Why This Approach Feels More Sustainable Long-Term
Sustainability isn’t about doing everything perfectly; it's more about creating habits that feel realistic enough to maintain.
Low-waste, seasonal, plant-based cooking works because it doesn’t require major sacrifice. It actually simplifies the way you cook and shop. Instead of choosing from endless packaged options, you start with what’s fresh and build from there.
That shift naturally reduces environmental impact without needing constant effort or strict rules.
It also changes the relationship with food. Cooking becomes less about following recipes and more about responding to what’s available. Meals feel more grounded, more seasonal, and often more satisfying.
Final Thoughts
“Shop the season, skip the packaging” is more than just a statement. It's a practical approach to everyday cooking.
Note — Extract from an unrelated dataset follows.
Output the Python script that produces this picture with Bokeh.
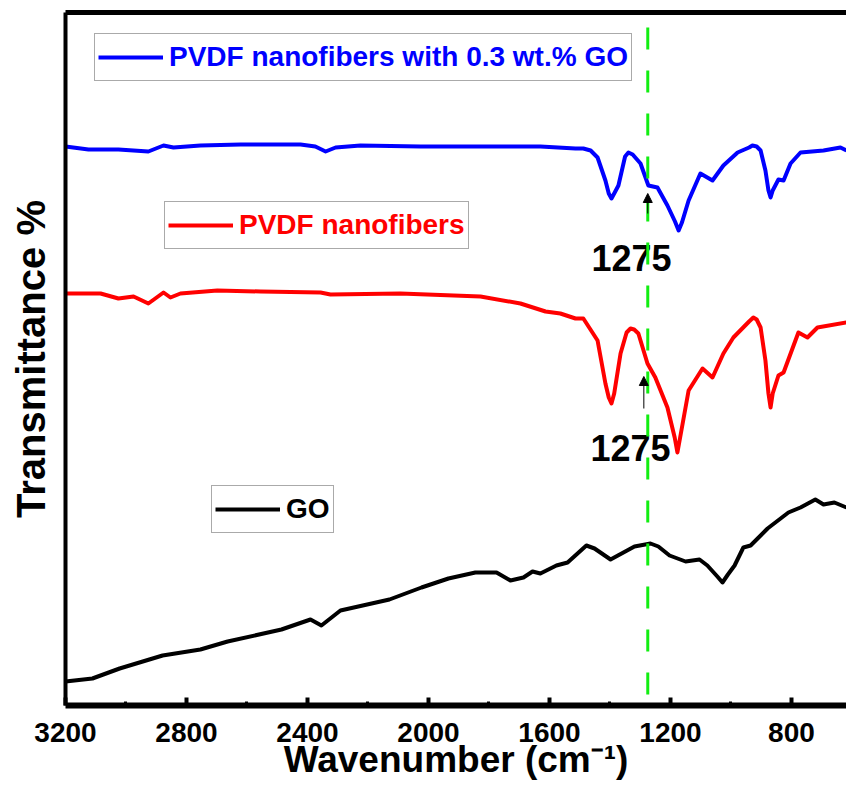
from bokeh.plotting import figure
from bokeh.models import (Range1d, FixedTicker, LinearAxis, Legend, LegendItem,
                          Arrow, NormalHead)
from bokeh.core.properties import value
from bokeh.embed import file_html
from bokeh.resources import INLINE

# ---------------- data (wavenumber in cm^-1, transmittance in a.u. with offsets) ----------
go_wn = [3200, 3111, 3021, 2879, 2754, 2664, 2486, 2390, 2354, 2291, 2129, 2023, 1934, 1845,
         1775, 1729, 1686, 1656, 1630, 1577, 1540, 1478, 1451, 1398, 1319, 1266, 1240, 1203,
         1150, 1104, 1078, 1045, 1028, 1010, 988, 959, 935, 879, 810, 770, 721, 694, 658, 618]
go_t = [24, 27, 37, 50, 56, 64, 76, 86, 80, 95, 106, 118, 127, 133,
        133, 125, 128, 134, 132, 140, 143, 160, 157, 146, 159, 162, 159, 150,
        144, 146, 140, 129, 123, 131, 140, 158, 160, 177, 193, 198, 206, 201, 203, 198]

pvdf_wn = [3200, 3084, 3025, 2975, 2926, 2876, 2853, 2820, 2698, 2555, 2357, 2324, 2093, 1828,
           1696, 1613, 1564, 1514, 1488, 1441, 1415, 1404, 1395, 1386, 1365, 1345, 1332, 1320,
           1306, 1276, 1250, 1210, 1186, 1177, 1168, 1140, 1094, 1061, 1025, 992, 940, 926,
           915, 902, 886, 876, 869, 862, 843, 826, 777, 747, 714, 618]
pvdf_t = [412, 412, 407, 409, 402, 413, 408, 412, 415, 414, 413, 411, 412, 409,
          402, 394, 392, 387, 387, 365, 322, 308, 302, 312, 352, 373, 377, 376,
          372, 342, 328, 298, 268, 253, 268, 315, 337, 328, 352, 368, 384, 388,
          386, 378, 345, 312, 298, 312, 330, 333, 373, 368, 378, 383]

pvdfgo_wn = [3200, 3124, 3025, 2926, 2876, 2843, 2754, 2621, 2423, 2374, 2340, 2307, 2225, 2026,
             1828, 1630, 1514, 1488, 1464, 1441, 1415, 1404, 1395, 1386, 1372, 1350, 1339, 1325,
             1299, 1273, 1243, 1210, 1185, 1173, 1162, 1140, 1101, 1061, 1025, 978, 940, 929,
             915, 902, 886, 876, 869, 862, 843, 826, 803, 770, 694, 638, 618]
pvdfgo_t = [559, 556, 556, 554, 560, 558, 560, 561, 561, 559, 554, 558, 560, 559,
            559, 559, 557, 557, 555, 548, 525, 512, 507, 512, 520, 549, 553, 551,
            542, 520, 518, 500, 484, 475, 483, 505, 532, 525, 540, 553, 558, 560,
            559, 555, 535, 515, 508, 515, 526, 525, 542, 553, 555, 558, 555]

x_major_ticks = [3200, 2800, 2400, 2000, 1600, 1200, 800]
x_minor_ticks = [3000, 2600, 2200, 1800, 1400, 1000]

marker_wn = 1275
marker_label = "1275"

FONT = "Liberation Sans"

# ---------------- figure ----------------
p = figure(width=846, height=790, x_range=Range1d(3200, 618), y_range=Range1d(0, 693),
           output_backend="svg", toolbar_location=None,
           min_border_left=65, min_border_right=0, min_border_top=12, min_border_bottom=85)
p.outline_line_color = None
p.xgrid.visible = False
p.ygrid.visible = False
p.background_fill_color = "white"

xa = p.xaxis[0]
xa.ticker = FixedTicker(ticks=x_major_ticks, minor_ticks=x_minor_ticks)
xa.axis_line_width = 6
xa.axis_line_color = "black"
xa.major_tick_in = 8
xa.major_tick_out = 0
xa.major_tick_line_width = 4
xa.minor_tick_in = 4
xa.minor_tick_out = 0
xa.minor_tick_line_width = 3
xa.major_label_text_font = FONT
xa.major_label_text_font_size = "28px"
xa.major_label_text_font_style = "bold"
xa.major_label_text_color = "black"
xa.major_label_standoff = 17
xa.axis_label = "Wavenumber (cm⁻¹)"
xa.axis_label_text_font = FONT
xa.axis_label_text_font_size = "37px"
xa.axis_label_text_font_style = "bold"
xa.axis_label_text_color = "black"
xa.axis_label_standoff = -6

ya = p.yaxis[0]
ya.ticker = FixedTicker(ticks=[])
ya.major_label_text_font_size = "0px"
ya.major_tick_in = 0
ya.major_tick_out = 0
ya.minor_tick_in = 0
ya.minor_tick_out = 0
ya.axis_line_width = 4
ya.axis_line_color = "black"
ya.axis_label = "Transmittance %"
ya.axis_label_text_font = FONT
ya.axis_label_text_font_size = "40px"
ya.axis_label_text_font_style = "bold"
ya.axis_label_text_color = "black"
ya.axis_label_standoff = 13

top = LinearAxis(ticker=FixedTicker(ticks=[]), major_label_text_font_size="0px",
                 major_tick_in=0, major_tick_out=0, minor_tick_in=0, minor_tick_out=0,
                 axis_line_width=5, axis_line_color="black")
p.add_layout(top, "above")

# ---------------- curves ----------------
r_go = p.line(go_wn, go_t, line_color="black", line_width=4, line_join="round")
r_pvdf = p.line(pvdf_wn, pvdf_t, line_color="#ff0000", line_width=4, line_join="round")
r_pvdfgo = p.line(pvdfgo_wn, pvdfgo_t, line_color="#0000ff", line_width=4, line_join="round")

# annotation labels
p.text(x=[1329, 1332], y=[448, 258], text=[marker_label, marker_label],
       text_font=value(FONT), text_font_size="36px", text_font_style="bold",
       text_color="black", text_align="center", text_baseline="middle")

# marker line
p.segment(x0=[marker_wn], y0=[678], x1=[marker_wn], y1=[-6],
          line_color="#11ee11", line_width=3, line_dash="22 21")

# arrows
p.add_layout(Arrow(end=NormalHead(size=9, fill_color="black", line_color="black", line_width=1),
                   x_start=marker_wn, y_start=492, x_end=marker_wn, y_end=512,
                   line_color="black", line_width=1))
p.add_layout(Arrow(end=NormalHead(size=9, fill_color="black", line_color="black", line_width=1),
                   x_start=1288, y_start=297, x_end=1288, y_end=329,
                   line_color="black", line_width=1))


# ---------------- legends ----------------
def add_legend(label, renderer, color, loc):
    leg = Legend(items=[LegendItem(label=label, renderers=[renderer])], location=loc,
                 orientation="vertical", glyph_width=65, glyph_height=40, label_height=40,
                 label_standoff=6, padding=3, margin=0, spacing=0,
                 border_line_color="#555555", border_line_width=1,
                 background_fill_color="white", background_fill_alpha=1,
                 label_text_font=FONT, label_text_font_size="28px",
                 label_text_font_style="bold", label_text_color=color,
                 label_text_baseline="middle")
    p.add_layout(leg, "center")


add_legend("PVDF nanofibers with 0.3 wt.% GO", r_pvdfgo, "#0000ff", (29, 624))
add_legend("PVDF nanofibers", r_pvdf, "#ff0000", (99, 456))
add_legend("GO", r_go, "black", (146, 172))

open("out.html", "w").write(file_html(p, INLINE))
By choosing seasonal produce, embracing plant-based flexibility, and relying on versatile pantry staples like Gluten-free flour, it becomes easier to reduce waste without overcomplicating your kitchen routine.
Small changes like buying loose produce, cooking from scratch, or using ingredients fully add up over time. And while no single meal will solve environmental challenges, the collective impact of daily choices matters.
In the end, low-waste cooking isn’t about restriction. It’s about working with what you have, using it well, and letting the seasons guide what comes next.